■ SOURCE EXCERPT:

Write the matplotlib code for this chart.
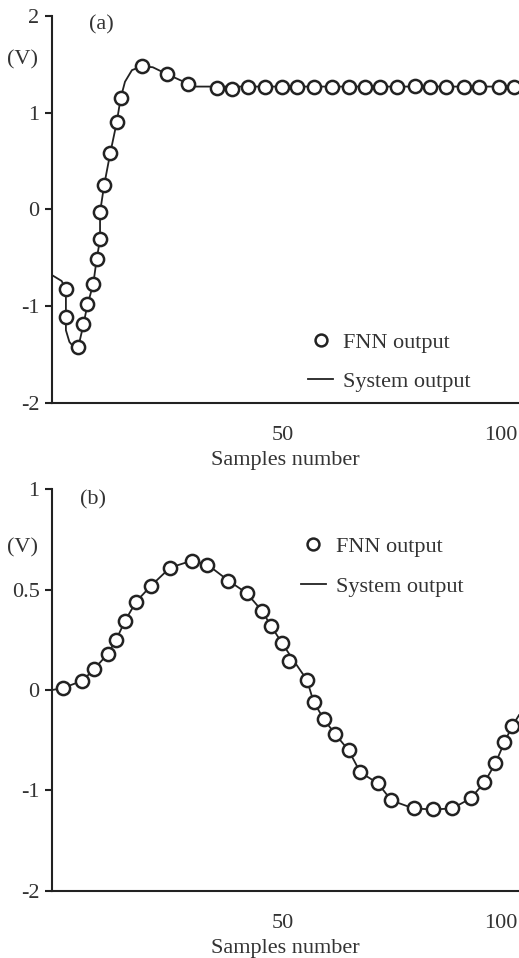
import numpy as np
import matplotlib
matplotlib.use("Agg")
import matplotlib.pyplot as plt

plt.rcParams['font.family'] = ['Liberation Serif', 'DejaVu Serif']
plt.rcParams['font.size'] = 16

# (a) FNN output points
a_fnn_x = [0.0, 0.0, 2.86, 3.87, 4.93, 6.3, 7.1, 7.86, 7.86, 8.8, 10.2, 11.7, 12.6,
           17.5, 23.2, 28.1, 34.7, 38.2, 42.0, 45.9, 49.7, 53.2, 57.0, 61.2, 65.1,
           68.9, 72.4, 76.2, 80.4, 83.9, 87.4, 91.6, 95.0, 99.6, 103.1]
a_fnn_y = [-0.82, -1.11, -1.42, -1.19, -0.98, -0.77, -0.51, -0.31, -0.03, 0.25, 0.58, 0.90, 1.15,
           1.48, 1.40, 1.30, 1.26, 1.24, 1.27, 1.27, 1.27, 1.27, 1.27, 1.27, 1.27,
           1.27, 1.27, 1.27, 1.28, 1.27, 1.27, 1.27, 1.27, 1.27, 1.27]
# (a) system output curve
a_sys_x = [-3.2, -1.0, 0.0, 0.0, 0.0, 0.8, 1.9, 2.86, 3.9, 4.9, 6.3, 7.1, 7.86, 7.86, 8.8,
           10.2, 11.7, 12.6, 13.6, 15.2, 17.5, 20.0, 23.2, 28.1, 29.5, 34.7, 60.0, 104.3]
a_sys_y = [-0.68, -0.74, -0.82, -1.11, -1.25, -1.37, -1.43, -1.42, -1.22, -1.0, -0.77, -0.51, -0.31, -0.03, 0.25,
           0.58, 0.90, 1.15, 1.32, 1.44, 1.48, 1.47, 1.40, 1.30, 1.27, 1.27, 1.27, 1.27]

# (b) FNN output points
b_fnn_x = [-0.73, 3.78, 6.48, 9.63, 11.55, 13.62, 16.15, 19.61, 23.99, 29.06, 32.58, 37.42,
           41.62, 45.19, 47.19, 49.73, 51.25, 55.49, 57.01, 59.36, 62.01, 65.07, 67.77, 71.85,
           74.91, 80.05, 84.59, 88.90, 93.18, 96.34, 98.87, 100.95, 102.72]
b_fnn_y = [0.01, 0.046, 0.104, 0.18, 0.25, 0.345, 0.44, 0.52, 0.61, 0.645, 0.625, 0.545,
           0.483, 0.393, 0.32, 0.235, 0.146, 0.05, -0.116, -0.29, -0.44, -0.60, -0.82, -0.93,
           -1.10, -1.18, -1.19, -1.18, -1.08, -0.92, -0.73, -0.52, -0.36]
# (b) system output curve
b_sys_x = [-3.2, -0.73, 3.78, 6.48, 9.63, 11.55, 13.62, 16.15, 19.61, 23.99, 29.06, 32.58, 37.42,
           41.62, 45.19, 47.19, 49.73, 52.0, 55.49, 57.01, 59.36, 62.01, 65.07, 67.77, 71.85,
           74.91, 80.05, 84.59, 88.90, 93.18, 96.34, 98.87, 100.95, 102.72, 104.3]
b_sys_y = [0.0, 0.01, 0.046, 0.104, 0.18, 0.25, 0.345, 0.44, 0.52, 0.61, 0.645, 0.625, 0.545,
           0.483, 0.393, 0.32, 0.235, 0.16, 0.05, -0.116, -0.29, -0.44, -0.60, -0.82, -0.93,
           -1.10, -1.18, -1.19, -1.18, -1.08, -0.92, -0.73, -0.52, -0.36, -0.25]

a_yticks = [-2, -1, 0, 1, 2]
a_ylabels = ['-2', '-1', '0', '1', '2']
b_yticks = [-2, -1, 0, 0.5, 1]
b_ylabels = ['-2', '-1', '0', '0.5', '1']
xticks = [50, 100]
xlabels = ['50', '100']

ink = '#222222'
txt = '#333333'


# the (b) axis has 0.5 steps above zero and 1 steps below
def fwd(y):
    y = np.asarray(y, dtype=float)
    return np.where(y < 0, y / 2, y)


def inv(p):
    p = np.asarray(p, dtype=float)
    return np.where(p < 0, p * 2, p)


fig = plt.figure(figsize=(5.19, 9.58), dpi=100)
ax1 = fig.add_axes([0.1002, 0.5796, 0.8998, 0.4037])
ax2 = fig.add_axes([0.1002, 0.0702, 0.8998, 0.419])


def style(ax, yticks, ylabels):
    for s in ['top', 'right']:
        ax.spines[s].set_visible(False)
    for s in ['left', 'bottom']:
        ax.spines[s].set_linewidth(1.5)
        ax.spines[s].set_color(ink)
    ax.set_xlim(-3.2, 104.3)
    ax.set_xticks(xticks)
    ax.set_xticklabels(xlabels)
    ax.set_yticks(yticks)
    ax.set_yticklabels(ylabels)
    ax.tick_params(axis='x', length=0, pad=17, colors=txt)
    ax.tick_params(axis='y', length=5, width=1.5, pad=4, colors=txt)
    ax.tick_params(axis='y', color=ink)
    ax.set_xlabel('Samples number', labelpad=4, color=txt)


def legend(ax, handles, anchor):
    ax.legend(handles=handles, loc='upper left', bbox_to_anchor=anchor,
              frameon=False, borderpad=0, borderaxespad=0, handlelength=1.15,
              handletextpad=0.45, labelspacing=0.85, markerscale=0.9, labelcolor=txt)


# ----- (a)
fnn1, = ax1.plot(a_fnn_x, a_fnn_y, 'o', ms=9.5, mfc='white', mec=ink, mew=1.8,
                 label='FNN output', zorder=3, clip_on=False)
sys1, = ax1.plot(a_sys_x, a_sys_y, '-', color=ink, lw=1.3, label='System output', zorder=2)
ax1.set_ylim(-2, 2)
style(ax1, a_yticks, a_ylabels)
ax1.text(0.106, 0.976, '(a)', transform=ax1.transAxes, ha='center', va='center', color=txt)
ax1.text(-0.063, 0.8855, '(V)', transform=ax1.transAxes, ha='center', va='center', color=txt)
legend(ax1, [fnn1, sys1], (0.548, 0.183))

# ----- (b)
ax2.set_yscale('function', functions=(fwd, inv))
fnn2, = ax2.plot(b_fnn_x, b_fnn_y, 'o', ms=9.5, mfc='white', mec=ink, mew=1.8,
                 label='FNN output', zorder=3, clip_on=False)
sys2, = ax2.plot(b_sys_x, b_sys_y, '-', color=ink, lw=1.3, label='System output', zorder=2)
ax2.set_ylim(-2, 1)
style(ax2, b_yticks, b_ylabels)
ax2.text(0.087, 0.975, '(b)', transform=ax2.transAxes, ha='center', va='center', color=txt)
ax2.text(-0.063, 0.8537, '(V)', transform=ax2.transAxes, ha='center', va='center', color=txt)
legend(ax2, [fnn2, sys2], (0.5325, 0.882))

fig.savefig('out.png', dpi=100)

■ TASK TO CARRY OUT: What is needed is an exact reproduction of the data, pictures excluded.

■ TASK ANSWER:
Write the matplotlib code for this chart.
import numpy as np
import matplotlib
matplotlib.use("Agg")
import matplotlib.pyplot as plt

plt.rcParams['font.family'] = ['Liberation Serif', 'DejaVu Serif']
plt.rcParams['font.size'] = 16

# (a) FNN output points
a_fnn_x = [0.0, 0.0, 2.86, 3.87, 4.93, 6.3, 7.1, 7.86, 7.86, 8.8, 10.2, 11.7, 12.6,
           17.5, 23.2, 28.1, 34.7, 38.2, 42.0, 45.9, 49.7, 53.2, 57.0, 61.2, 65.1,
           68.9, 72.4, 76.2, 80.4, 83.9, 87.4, 91.6, 95.0, 99.6, 103.1]
a_fnn_y = [-0.82, -1.11, -1.42, -1.19, -0.98, -0.77, -0.51, -0.31, -0.03, 0.25, 0.58, 0.90, 1.15,
           1.48, 1.40, 1.30, 1.26, 1.24, 1.27, 1.27, 1.27, 1.27, 1.27, 1.27, 1.27,
           1.27, 1.27, 1.27, 1.28, 1.27, 1.27, 1.27, 1.27, 1.27, 1.27]
# (a) system output curve
a_sys_x = [-3.2, -1.0, 0.0, 0.0, 0.0, 0.8, 1.9, 2.86, 3.9, 4.9, 6.3, 7.1, 7.86, 7.86, 8.8,
           10.2, 11.7, 12.6, 13.6, 15.2, 17.5, 20.0, 23.2, 28.1, 29.5, 34.7, 60.0, 104.3]
a_sys_y = [-0.68, -0.74, -0.82, -1.11, -1.25, -1.37, -1.43, -1.42, -1.22, -1.0, -0.77, -0.51, -0.31, -0.03, 0.25,
           0.58, 0.90, 1.15, 1.32, 1.44, 1.48, 1.47, 1.40, 1.30, 1.27, 1.27, 1.27, 1.27]

# (b) FNN output points
b_fnn_x = [-0.73, 3.78, 6.48, 9.63, 11.55, 13.62, 16.15, 19.61, 23.99, 29.06, 32.58, 37.42,
           41.62, 45.19, 47.19, 49.73, 51.25, 55.49, 57.01, 59.36, 62.01, 65.07, 67.77, 71.85,
           74.91, 80.05, 84.59, 88.90, 93.18, 96.34, 98.87, 100.95, 102.72]
b_fnn_y = [0.01, 0.046, 0.104, 0.18, 0.25, 0.345, 0.44, 0.52, 0.61, 0.645, 0.625, 0.545,
           0.483, 0.393, 0.32, 0.235, 0.146, 0.05, -0.116, -0.29, -0.44, -0.60, -0.82, -0.93,
           -1.10, -1.18, -1.19, -1.18, -1.08, -0.92, -0.73, -0.52, -0.36]
# (b) system output curve
b_sys_x = [-3.2, -0.73, 3.78, 6.48, 9.63, 11.55, 13.62, 16.15, 19.61, 23.99, 29.06, 32.58, 37.42,
           41.62, 45.19, 47.19, 49.73, 52.0, 55.49, 57.01, 59.36, 62.01, 65.07, 67.77, 71.85,
           74.91, 80.05, 84.59, 88.90, 93.18, 96.34, 98.87, 100.95, 102.72, 104.3]
b_sys_y = [0.0, 0.01, 0.046, 0.104, 0.18, 0.25, 0.345, 0.44, 0.52, 0.61, 0.645, 0.625, 0.545,
           0.483, 0.393, 0.32, 0.235, 0.16, 0.05, -0.116, -0.29, -0.44, -0.60, -0.82, -0.93,
           -1.10, -1.18, -1.19, -1.18, -1.08, -0.92, -0.73, -0.52, -0.36, -0.25]

a_yticks = [-2, -1, 0, 1, 2]
a_ylabels = ['-2', '-1', '0', '1', '2']
b_yticks = [-2, -1, 0, 0.5, 1]
b_ylabels = ['-2', '-1', '0', '0.5', '1']
xticks = [50, 100]
xlabels = ['50', '100']

ink = '#222222'
txt = '#333333'


# the (b) axis has 0.5 steps above zero and 1 steps below
def fwd(y):
    y = np.asarray(y, dtype=float)
    return np.where(y < 0, y / 2, y)


def inv(p):
    p = np.asarray(p, dtype=float)
    return np.where(p < 0, p * 2, p)


fig = plt.figure(figsize=(5.19, 9.58), dpi=100)
ax1 = fig.add_axes([0.1002, 0.5796, 0.8998, 0.4037])
ax2 = fig.add_axes([0.1002, 0.0702, 0.8998, 0.419])


def style(ax, yticks, ylabels):
    for s in ['top', 'right']:
        ax.spines[s].set_visible(False)
    for s in ['left', 'bottom']:
        ax.spines[s].set_linewidth(1.5)
        ax.spines[s].set_color(ink)
    ax.set_xlim(-3.2, 104.3)
    ax.set_xticks(xticks)
    ax.set_xticklabels(xlabels)
    ax.set_yticks(yticks)
    ax.set_yticklabels(ylabels)
    ax.tick_params(axis='x', length=0, pad=17, colors=txt)
    ax.tick_params(axis='y', length=5, width=1.5, pad=4, colors=txt)
    ax.tick_params(axis='y', color=ink)
    ax.set_xlabel('Samples number', labelpad=4, color=txt)


def legend(ax, handles, anchor):
    ax.legend(handles=handles, loc='upper left', bbox_to_anchor=anchor,
              frameon=False, borderpad=0, borderaxespad=0, handlelength=1.15,
              handletextpad=0.45, labelspacing=0.85, markerscale=0.9, labelcolor=txt)


# ----- (a)
fnn1, = ax1.plot(a_fnn_x, a_fnn_y, 'o', ms=9.5, mfc='white', mec=ink, mew=1.8,
                 label='FNN output', zorder=3, clip_on=False)
sys1, = ax1.plot(a_sys_x, a_sys_y, '-', color=ink, lw=1.3, label='System output', zorder=2)
ax1.set_ylim(-2, 2)
style(ax1, a_yticks, a_ylabels)
ax1.text(0.106, 0.976, '(a)', transform=ax1.transAxes, ha='center', va='center', color=txt)
ax1.text(-0.063, 0.8855, '(V)', transform=ax1.transAxes, ha='center', va='center', color=txt)
legend(ax1, [fnn1, sys1], (0.548, 0.183))

# ----- (b)
ax2.set_yscale('function', functions=(fwd, inv))
fnn2, = ax2.plot(b_fnn_x, b_fnn_y, 'o', ms=9.5, mfc='white', mec=ink, mew=1.8,
                 label='FNN output', zorder=3, clip_on=False)
sys2, = ax2.plot(b_sys_x, b_sys_y, '-', color=ink, lw=1.3, label='System output', zorder=2)
ax2.set_ylim(-2, 1)
style(ax2, b_yticks, b_ylabels)
ax2.text(0.087, 0.975, '(b)', transform=ax2.transAxes, ha='center', va='center', color=txt)
ax2.text(-0.063, 0.8537, '(V)', transform=ax2.transAxes, ha='center', va='center', color=txt)
legend(ax2, [fnn2, sys2], (0.5325, 0.882))

fig.savefig('out.png', dpi=100)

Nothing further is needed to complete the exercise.